[Written problem]:
Up to and including the line that contains "ax.set_axisbelow(True)", repeat each line of the data exactly, starting from the first.

== Source excerpt ==

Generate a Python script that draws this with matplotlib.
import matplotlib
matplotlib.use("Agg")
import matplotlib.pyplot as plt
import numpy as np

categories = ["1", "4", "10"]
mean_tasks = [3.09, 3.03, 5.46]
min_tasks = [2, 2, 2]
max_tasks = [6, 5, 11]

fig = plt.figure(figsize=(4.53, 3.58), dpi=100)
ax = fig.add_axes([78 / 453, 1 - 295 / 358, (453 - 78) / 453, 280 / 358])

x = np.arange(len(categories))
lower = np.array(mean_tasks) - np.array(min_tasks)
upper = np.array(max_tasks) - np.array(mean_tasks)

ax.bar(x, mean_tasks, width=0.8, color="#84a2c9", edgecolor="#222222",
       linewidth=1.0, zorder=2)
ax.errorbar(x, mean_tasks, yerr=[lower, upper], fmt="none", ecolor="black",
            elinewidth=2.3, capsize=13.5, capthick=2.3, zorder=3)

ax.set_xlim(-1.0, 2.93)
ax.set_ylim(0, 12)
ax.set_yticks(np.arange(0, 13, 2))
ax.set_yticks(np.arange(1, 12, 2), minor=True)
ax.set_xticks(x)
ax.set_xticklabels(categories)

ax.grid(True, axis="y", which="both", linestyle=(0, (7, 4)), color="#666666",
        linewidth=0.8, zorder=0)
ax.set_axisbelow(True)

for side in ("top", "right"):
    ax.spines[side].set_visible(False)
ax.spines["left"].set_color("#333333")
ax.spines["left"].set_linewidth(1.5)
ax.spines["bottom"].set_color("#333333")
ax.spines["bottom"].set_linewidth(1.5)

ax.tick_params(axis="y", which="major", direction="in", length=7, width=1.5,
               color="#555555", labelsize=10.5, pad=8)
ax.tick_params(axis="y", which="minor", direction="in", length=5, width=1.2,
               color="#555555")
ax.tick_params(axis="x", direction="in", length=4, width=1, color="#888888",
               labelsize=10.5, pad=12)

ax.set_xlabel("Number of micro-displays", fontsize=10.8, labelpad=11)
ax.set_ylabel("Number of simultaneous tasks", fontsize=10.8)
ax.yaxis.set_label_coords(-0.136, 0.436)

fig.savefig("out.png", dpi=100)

===

[Answer for this exercise]:
Generate a Python script that draws this with matplotlib.
import matplotlib
matplotlib.use("Agg")
import matplotlib.pyplot as plt
import numpy as np

categories = ["1", "4", "10"]
mean_tasks = [3.09, 3.03, 5.46]
min_tasks = [2, 2, 2]
max_tasks = [6, 5, 11]

fig = plt.figure(figsize=(4.53, 3.58), dpi=100)
ax = fig.add_axes([78 / 453, 1 - 295 / 358, (453 - 78) / 453, 280 / 358])

x = np.arange(len(categories))
lower = np.array(mean_tasks) - np.array(min_tasks)
upper = np.array(max_tasks) - np.array(mean_tasks)

ax.bar(x, mean_tasks, width=0.8, color="#84a2c9", edgecolor="#222222",
       linewidth=1.0, zorder=2)
ax.errorbar(x, mean_tasks, yerr=[lower, upper], fmt="none", ecolor="black",
            elinewidth=2.3, capsize=13.5, capthick=2.3, zorder=3)

ax.set_xlim(-1.0, 2.93)
ax.set_ylim(0, 12)
ax.set_yticks(np.arange(0, 13, 2))
ax.set_yticks(np.arange(1, 12, 2), minor=True)
ax.set_xticks(x)
ax.set_xticklabels(categories)

ax.grid(True, axis="y", which="both", linestyle=(0, (7, 4)), color="#666666",
        linewidth=0.8, zorder=0)
ax.set_axisbelow(True)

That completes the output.